Emphasizing he was "constrained" by high court rulings and legislative history, State Supreme Court Justice Frank A. Sedita Jr. last week granted Wal-Mart's request to block further work on complaints of Richard Ritchie, Richard Gibson and Phillip Root.
Sedita held that, under "settled law" in the state, such employees can be terminated "at any time."
The judge noted the State Legislature has not extended provisions of state law designed to protect employees with criminal records who are fired after they have been on the job.
He agreed with lawyers representing Wal-Mart that the state Division of Human Rights "lacks the necessary legislative grant of authority to continue its proposed investigation."

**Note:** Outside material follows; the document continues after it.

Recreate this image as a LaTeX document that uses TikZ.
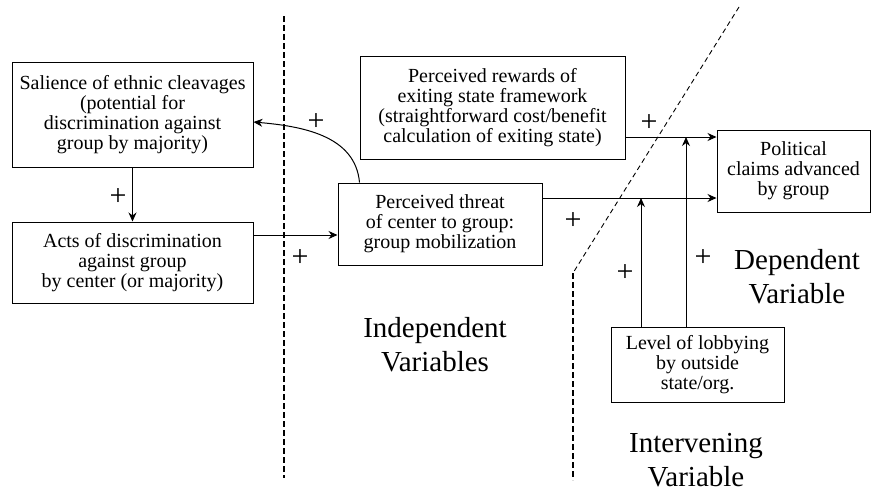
\documentclass[tikz,border=0pt]{standalone}
\usepackage{fontspec}
\usepackage{tikz}
\setmainfont{Liberation Serif}
\usetikzlibrary{arrows.meta}
\usetikzlibrary{positioning}
\tikzset{box/.style = {draw, line width=1pt, align=center, inner sep=0pt,
                       font=\fontsize{20}{20}\selectfont},
         plus/.style = {inner sep=0pt, font=\fontsize{30}{30}\selectfont},
         heading/.style = {align=center, inner sep=0pt,
                           font=\fontsize{29}{34}\selectfont},
         border/.style = {line width=2.2pt, dash pattern=on 6pt off 3pt},
         slant/.style = {line width=0.9pt, dash pattern=on 5pt off 3.5pt}}

\begin{document}
\begin{tikzpicture}[x=1pt, y=-1pt, line width=1pt,
                    >={Stealth[length=9pt, width=8pt]}]
    \useasboundingbox (0,0) rectangle (872,491);

    \node [box, minimum width=241pt, minimum height=105pt] (salience) at (132.5,114.5)
      {Salience of ethnic cleavages\\(potential for\\discrimination against\\group by majority)};
    \node [box, minimum width=241pt, minimum height=81pt] (acts) at (132.5,262.5)
      {Acts of discrimination\\against group\\by center (or majority)};
    \node [box, minimum width=265pt, minimum height=103pt] (rewards) at (492.5,107.5)
      {Perceived rewards of\\exiting state framework\\(straightforward cost/benefit\\calculation of exiting state)};
    \node [box, minimum width=204pt, minimum height=82pt] (threat) at (440,224)
      {Perceived threat\\of center to group:\\group mobilization};
    \node [box, minimum width=153pt, minimum height=82pt] (claims) at (793.5,171)
      {Political\\claims advanced\\by group};
    \node [box, minimum width=173pt, minimum height=75pt] (lobby) at (697.5,364.5)
      {Level of lobbying\\by outside\\state/org.};

    \node [heading] (indep) at (435,345) {Independent\\Variables};
    \node [heading] (dep) at (797,277) {Dependent\\Variable};
    \node [heading] (interv) at (696,460) {Intervening\\Variable};

    \draw [border] (284,16) -- (284,478);
    \coordinate (kink) at (573,273);
    \draw [slant] (739,7) -- (kink);
    \draw [border] (kink) -- (573,480);

    \draw [->] (salience) -- (acts);
    \draw [->] (acts.east |- 0,235) -- (threat.west |- 0,235);
    \draw [->] ([xshift=22pt]threat.north west) to [out=95, in=-5] (salience.east |- 0,122);

    \coordinate (topin) at (claims.west |- 0,137);
    \coordinate (lowin) at (claims.west |- 0,198);
    \draw [->] (rewards.east |- topin) -- (topin);
    \draw [->] (threat.east |- lowin) -- (lowin);

    \coordinate (lowhit) at (641,198);
    \coordinate (tophit) at (686,137);
    \draw [->] (lobby.north -| lowhit) -- (lowhit);
    \draw [->] (lobby.north -| tophit) -- (tophit);

    \foreach \px/\py [count=\i] in {118/197, 316/122, 300/258, 573/221, 649/123, 625/273, 703/258} {
      \node [plus] (plus\i) at (\px,\py) {+};
    }
\end{tikzpicture}
\end{document}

Ritchie, 48, of Buffalo, a former Santa Claus at Wal-Mart's Thruway Plaza store in Cheektowaga, said the ruling will be appealed.
Gibson, 41, of Henderson, who worked in maintenance at the Watertown Wal-Mart, and Root, 39, of Delevan, who worked as a stocker at the Springville Wal-Mart, could not be reached to comment.
Root was fired in September 2004; Gibson, the following December. The court case resulted from Root's complaint to the Division of Human Rights in October 2004.
According to court papers, all three had disclosed their criminal histories before being hired by Wal-Mart, the nation's largest retailer.
Ritchie, who worked in the Thruway Plaza store for two seasons, was convicted of sexual abuse in 1993; Gibson was found guilty of statutory rape in 2000; and Root was convicted of sexual abuse in 1999.
In filings with the court, the Division of Human Rights maintained it had made "preliminary findings of jurisdiction and probable cause" to consider sanctions against Wal-Mart. It also labeled the company's attempt to stop the probe premature.